_Records provided_.

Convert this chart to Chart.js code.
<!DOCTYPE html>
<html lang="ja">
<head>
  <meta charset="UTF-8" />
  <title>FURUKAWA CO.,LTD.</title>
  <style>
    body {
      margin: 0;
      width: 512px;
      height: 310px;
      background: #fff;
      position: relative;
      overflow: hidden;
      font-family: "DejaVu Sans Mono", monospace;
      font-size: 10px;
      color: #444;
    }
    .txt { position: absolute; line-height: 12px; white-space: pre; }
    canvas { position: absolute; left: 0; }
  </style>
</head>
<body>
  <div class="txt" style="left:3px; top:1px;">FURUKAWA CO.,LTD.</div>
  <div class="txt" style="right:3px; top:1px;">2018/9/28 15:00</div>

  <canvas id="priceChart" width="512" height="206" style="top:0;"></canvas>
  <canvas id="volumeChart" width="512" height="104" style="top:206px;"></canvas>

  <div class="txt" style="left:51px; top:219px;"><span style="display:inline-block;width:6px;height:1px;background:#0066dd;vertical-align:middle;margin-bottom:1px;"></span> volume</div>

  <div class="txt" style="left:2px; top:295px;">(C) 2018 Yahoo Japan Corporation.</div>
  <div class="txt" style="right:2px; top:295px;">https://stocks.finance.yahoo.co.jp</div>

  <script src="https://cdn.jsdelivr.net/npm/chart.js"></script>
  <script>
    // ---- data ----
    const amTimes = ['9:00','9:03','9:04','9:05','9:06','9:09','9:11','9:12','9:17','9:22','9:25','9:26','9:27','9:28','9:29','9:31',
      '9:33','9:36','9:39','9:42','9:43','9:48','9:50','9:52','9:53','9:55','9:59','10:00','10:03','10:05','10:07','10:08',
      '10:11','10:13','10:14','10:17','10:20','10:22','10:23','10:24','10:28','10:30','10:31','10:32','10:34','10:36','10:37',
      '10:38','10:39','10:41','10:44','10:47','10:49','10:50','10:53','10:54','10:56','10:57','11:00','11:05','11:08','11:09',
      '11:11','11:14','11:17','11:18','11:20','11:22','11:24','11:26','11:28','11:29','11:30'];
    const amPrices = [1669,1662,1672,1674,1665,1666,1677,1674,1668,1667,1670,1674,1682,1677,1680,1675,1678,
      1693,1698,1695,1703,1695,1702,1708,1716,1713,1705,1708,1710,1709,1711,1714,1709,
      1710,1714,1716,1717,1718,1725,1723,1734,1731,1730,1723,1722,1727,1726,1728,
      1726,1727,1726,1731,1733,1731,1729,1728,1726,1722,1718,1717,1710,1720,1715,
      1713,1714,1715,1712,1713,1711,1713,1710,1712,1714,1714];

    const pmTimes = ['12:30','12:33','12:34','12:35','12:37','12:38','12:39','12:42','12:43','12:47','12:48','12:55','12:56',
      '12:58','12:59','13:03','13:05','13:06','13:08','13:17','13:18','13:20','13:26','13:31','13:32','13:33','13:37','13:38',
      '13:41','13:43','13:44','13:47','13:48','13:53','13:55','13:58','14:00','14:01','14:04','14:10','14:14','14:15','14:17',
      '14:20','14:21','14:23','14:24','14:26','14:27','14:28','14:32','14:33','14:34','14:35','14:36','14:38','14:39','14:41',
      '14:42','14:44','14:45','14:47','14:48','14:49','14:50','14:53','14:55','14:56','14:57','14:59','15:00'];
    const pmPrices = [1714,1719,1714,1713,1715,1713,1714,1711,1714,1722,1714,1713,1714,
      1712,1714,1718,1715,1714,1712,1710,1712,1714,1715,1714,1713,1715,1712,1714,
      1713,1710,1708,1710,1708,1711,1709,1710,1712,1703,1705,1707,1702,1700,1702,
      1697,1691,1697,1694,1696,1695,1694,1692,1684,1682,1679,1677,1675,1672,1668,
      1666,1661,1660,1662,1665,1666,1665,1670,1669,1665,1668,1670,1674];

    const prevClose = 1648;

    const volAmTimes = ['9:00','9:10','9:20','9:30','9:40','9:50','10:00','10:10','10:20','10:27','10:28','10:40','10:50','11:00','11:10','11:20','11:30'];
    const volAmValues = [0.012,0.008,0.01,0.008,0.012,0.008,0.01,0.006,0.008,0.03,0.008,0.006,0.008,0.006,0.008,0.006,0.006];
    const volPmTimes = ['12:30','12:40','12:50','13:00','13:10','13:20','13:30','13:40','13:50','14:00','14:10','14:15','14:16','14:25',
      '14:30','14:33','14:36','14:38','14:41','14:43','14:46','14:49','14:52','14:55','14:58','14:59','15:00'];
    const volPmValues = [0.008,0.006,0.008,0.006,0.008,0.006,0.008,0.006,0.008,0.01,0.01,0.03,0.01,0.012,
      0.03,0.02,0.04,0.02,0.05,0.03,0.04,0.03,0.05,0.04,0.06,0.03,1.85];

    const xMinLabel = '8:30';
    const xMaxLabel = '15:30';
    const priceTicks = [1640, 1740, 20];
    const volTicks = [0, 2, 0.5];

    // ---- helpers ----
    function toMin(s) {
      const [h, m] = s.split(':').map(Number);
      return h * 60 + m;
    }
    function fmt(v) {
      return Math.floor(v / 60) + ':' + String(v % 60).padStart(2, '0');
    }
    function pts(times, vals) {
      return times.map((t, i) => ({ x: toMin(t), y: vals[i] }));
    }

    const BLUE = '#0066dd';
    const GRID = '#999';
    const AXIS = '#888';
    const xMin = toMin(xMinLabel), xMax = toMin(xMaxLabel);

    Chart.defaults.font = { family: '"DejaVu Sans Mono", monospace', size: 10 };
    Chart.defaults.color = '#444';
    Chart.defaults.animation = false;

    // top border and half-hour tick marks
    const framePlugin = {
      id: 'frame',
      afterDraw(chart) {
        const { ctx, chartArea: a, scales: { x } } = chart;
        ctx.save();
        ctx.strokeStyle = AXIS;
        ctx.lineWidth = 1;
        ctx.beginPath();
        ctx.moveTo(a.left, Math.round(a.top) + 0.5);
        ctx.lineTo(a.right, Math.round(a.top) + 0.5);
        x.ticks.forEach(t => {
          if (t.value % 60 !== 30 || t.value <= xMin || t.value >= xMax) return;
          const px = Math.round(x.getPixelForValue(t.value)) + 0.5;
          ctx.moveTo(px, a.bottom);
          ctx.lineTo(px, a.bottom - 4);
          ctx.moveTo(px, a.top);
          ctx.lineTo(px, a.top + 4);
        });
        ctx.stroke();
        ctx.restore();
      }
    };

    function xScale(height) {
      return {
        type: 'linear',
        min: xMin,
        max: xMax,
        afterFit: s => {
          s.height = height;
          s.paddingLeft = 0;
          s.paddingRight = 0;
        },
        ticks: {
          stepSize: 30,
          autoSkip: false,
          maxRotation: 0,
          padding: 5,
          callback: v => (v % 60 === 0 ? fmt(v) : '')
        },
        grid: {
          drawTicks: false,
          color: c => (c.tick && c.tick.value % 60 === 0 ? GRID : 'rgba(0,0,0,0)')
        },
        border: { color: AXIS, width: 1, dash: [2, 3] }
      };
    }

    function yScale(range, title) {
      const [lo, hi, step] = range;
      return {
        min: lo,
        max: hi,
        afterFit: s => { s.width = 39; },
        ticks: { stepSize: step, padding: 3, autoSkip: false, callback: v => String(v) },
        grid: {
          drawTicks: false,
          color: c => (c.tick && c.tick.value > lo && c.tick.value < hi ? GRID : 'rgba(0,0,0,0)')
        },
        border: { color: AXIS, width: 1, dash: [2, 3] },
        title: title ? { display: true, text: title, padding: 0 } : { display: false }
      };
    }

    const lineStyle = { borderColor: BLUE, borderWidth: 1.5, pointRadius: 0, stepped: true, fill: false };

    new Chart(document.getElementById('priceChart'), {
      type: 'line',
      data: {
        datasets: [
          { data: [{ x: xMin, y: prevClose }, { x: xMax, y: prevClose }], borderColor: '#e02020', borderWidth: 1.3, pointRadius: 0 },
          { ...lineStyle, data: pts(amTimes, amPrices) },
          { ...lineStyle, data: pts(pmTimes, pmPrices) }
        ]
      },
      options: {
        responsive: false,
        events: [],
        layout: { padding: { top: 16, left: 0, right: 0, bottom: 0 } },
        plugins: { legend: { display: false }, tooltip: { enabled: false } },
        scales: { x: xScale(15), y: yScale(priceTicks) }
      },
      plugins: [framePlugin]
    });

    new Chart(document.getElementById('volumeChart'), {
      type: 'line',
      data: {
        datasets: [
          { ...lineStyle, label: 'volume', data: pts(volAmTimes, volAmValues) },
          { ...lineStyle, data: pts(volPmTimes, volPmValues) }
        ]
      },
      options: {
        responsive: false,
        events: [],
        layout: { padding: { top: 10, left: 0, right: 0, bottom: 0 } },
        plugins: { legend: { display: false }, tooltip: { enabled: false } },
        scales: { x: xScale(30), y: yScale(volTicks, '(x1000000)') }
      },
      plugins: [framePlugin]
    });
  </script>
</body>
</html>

---

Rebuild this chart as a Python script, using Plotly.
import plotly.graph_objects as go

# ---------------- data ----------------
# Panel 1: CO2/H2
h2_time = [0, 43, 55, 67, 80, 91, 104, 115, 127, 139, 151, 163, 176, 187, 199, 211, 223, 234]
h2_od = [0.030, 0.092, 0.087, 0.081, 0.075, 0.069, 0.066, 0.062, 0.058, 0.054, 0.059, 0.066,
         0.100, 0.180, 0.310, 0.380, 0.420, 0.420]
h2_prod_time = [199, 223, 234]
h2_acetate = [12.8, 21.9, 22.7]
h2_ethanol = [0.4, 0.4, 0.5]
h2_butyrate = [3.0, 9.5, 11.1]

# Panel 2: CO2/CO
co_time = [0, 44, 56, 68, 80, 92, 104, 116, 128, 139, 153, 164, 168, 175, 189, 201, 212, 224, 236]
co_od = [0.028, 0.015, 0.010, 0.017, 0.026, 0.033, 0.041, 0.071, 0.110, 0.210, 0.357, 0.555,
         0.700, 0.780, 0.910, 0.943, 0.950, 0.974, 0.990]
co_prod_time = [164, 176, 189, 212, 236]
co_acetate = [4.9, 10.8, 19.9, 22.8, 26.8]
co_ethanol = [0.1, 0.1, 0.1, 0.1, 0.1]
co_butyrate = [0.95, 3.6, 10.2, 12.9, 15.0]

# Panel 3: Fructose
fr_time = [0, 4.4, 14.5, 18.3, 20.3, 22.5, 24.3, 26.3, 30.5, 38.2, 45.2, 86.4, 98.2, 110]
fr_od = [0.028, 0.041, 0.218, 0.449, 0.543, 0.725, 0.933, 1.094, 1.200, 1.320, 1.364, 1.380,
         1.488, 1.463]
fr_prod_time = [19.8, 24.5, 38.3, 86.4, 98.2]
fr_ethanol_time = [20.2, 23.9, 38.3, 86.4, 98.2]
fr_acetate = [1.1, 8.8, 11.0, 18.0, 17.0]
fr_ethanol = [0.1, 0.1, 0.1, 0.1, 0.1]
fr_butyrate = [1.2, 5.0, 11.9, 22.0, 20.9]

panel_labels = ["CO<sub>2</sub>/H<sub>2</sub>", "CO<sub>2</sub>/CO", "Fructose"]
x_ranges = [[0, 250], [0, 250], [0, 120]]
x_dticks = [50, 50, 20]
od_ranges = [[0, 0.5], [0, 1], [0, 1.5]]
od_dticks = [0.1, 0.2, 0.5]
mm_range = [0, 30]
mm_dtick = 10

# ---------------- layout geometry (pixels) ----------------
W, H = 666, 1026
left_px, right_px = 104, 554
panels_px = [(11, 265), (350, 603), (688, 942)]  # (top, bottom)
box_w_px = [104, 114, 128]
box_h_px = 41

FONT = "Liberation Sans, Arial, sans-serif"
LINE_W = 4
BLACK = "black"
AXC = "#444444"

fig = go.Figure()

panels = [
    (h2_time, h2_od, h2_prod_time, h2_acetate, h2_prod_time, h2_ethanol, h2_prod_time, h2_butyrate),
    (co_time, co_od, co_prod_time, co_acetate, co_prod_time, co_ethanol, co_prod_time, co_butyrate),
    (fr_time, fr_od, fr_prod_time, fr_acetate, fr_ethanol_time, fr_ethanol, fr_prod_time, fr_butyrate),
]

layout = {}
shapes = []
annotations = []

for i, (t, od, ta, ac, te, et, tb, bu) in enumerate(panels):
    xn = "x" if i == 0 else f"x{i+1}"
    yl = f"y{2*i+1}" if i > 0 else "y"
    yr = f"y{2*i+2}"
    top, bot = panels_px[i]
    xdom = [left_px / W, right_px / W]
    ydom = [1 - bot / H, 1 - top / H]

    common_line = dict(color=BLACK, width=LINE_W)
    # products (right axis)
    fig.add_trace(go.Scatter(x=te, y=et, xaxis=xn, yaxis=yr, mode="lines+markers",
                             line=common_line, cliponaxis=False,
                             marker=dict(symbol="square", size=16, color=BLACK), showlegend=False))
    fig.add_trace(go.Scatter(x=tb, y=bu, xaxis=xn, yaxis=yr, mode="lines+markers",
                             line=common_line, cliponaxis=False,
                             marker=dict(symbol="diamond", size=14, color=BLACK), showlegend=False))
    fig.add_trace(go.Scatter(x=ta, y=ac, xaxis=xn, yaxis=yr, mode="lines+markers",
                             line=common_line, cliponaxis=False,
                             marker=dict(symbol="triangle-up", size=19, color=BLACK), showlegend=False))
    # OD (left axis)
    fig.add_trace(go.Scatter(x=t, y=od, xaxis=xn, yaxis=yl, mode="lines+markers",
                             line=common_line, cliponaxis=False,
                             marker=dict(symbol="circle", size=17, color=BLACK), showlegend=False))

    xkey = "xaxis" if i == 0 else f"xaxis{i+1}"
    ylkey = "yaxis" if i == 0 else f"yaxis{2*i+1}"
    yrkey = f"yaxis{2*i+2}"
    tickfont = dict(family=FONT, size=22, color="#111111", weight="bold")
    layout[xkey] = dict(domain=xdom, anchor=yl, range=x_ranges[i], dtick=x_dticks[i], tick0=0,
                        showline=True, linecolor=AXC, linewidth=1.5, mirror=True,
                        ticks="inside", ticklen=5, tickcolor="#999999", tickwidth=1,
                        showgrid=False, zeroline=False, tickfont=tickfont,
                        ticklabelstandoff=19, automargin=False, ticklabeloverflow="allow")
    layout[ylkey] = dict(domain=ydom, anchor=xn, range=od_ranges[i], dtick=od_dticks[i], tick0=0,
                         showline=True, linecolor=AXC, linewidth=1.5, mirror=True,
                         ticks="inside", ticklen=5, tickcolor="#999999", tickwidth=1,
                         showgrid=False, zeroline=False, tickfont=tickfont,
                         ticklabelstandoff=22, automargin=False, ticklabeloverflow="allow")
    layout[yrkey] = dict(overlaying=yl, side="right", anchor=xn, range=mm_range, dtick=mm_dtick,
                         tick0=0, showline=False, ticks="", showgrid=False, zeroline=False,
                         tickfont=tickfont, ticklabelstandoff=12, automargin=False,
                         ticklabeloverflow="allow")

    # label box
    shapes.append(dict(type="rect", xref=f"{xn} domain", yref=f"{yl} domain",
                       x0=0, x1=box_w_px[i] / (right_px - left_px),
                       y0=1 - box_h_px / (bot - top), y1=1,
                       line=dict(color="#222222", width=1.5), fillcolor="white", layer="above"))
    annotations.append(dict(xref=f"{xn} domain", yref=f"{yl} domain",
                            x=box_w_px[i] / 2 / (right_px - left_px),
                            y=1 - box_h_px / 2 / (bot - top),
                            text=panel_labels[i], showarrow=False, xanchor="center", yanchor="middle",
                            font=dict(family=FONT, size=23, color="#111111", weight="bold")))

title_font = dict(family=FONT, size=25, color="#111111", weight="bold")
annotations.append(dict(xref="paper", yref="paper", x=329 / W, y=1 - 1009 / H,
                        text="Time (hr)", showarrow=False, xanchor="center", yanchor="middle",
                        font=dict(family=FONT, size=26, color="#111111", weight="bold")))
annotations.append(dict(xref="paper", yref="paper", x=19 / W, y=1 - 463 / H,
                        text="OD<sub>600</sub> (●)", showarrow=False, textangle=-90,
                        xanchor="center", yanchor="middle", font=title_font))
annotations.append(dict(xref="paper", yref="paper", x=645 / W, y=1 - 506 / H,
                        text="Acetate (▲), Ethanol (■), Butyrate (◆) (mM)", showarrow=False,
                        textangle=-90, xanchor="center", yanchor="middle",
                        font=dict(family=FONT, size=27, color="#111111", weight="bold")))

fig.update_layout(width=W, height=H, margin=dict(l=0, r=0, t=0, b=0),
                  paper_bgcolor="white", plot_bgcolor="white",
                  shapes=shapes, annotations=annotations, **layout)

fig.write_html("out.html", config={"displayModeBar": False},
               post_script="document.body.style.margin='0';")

_What you should do_.
Each line from the one holding "Rebuild this chart" to the one holding "fr_butyrate = [1.2, 5.0, 11.9, 22.0, 20.9]", those two included, is to be transcribed exactly, and no other line.

_Result of the exercise_.
Rebuild this chart as a Python script, using Plotly.
import plotly.graph_objects as go

# ---------------- data ----------------
# Panel 1: CO2/H2
h2_time = [0, 43, 55, 67, 80, 91, 104, 115, 127, 139, 151, 163, 176, 187, 199, 211, 223, 234]
h2_od = [0.030, 0.092, 0.087, 0.081, 0.075, 0.069, 0.066, 0.062, 0.058, 0.054, 0.059, 0.066,
         0.100, 0.180, 0.310, 0.380, 0.420, 0.420]
h2_prod_time = [199, 223, 234]
h2_acetate = [12.8, 21.9, 22.7]
h2_ethanol = [0.4, 0.4, 0.5]
h2_butyrate = [3.0, 9.5, 11.1]

# Panel 2: CO2/CO
co_time = [0, 44, 56, 68, 80, 92, 104, 116, 128, 139, 153, 164, 168, 175, 189, 201, 212, 224, 236]
co_od = [0.028, 0.015, 0.010, 0.017, 0.026, 0.033, 0.041, 0.071, 0.110, 0.210, 0.357, 0.555,
         0.700, 0.780, 0.910, 0.943, 0.950, 0.974, 0.990]
co_prod_time = [164, 176, 189, 212, 236]
co_acetate = [4.9, 10.8, 19.9, 22.8, 26.8]
co_ethanol = [0.1, 0.1, 0.1, 0.1, 0.1]
co_butyrate = [0.95, 3.6, 10.2, 12.9, 15.0]

# Panel 3: Fructose
fr_time = [0, 4.4, 14.5, 18.3, 20.3, 22.5, 24.3, 26.3, 30.5, 38.2, 45.2, 86.4, 98.2, 110]
fr_od = [0.028, 0.041, 0.218, 0.449, 0.543, 0.725, 0.933, 1.094, 1.200, 1.320, 1.364, 1.380,
         1.488, 1.463]
fr_prod_time = [19.8, 24.5, 38.3, 86.4, 98.2]
fr_ethanol_time = [20.2, 23.9, 38.3, 86.4, 98.2]
fr_acetate = [1.1, 8.8, 11.0, 18.0, 17.0]
fr_ethanol = [0.1, 0.1, 0.1, 0.1, 0.1]
fr_butyrate = [1.2, 5.0, 11.9, 22.0, 20.9]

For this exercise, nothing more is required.